When the Civil War broke out in 1861, Douglass was a consultant to President Lincoln, helping to persuade him that slaves should serve in the Union Army and that ending slavery should be an objective of the war. The following two years – when Congress abolished slavery in 1862 and when the Emancipation Proclamation took effect in 1863, freeing all Union slaves – were great personal triumphs for Douglass, who died in 1895 in Rochester, New York.
Speaking with authority, exuberance and humor, Professor Blight also described Douglass’ struggle to strike a balance between his public identity and his private life, which included his wife, Anna, and their five children. Douglass’ unwavering support of women’s suffrage, despite a public falling-out with movement leaders Elizabeth Cady Stanton and Susan B. Anthony, was also touched upon.

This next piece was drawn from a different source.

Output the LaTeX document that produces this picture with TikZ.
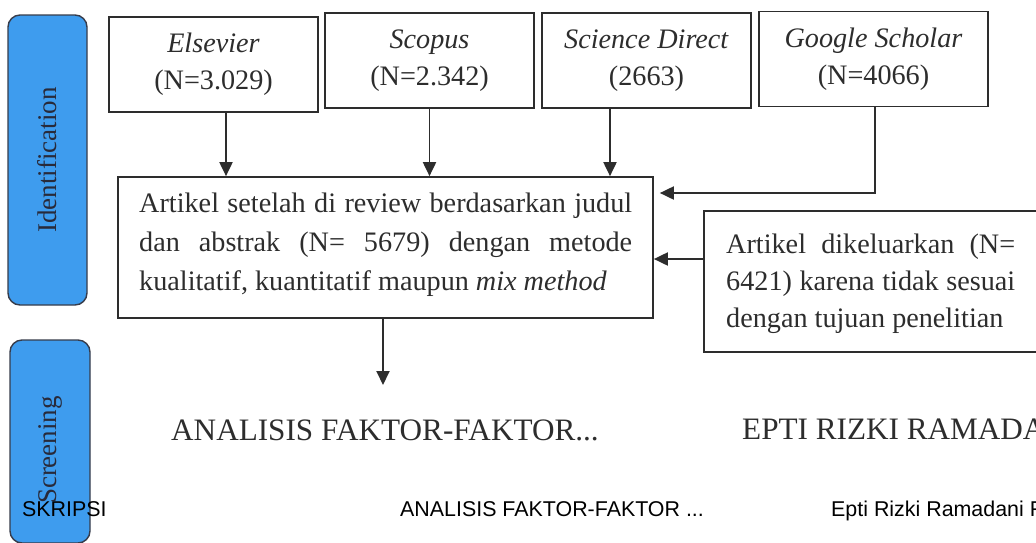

At the end of this engrossing talk, Professor Blight welcomed questions from the audience. “How did studying Frederick Douglass change you?” one Class 7 student asked the distinguished historian. “I don’t know yet,” he replied with a laugh. One thing is certain: Professor Blight, through his magnificent scholarship, has illuminated for so many a singularly remarkable man who changed the course of history.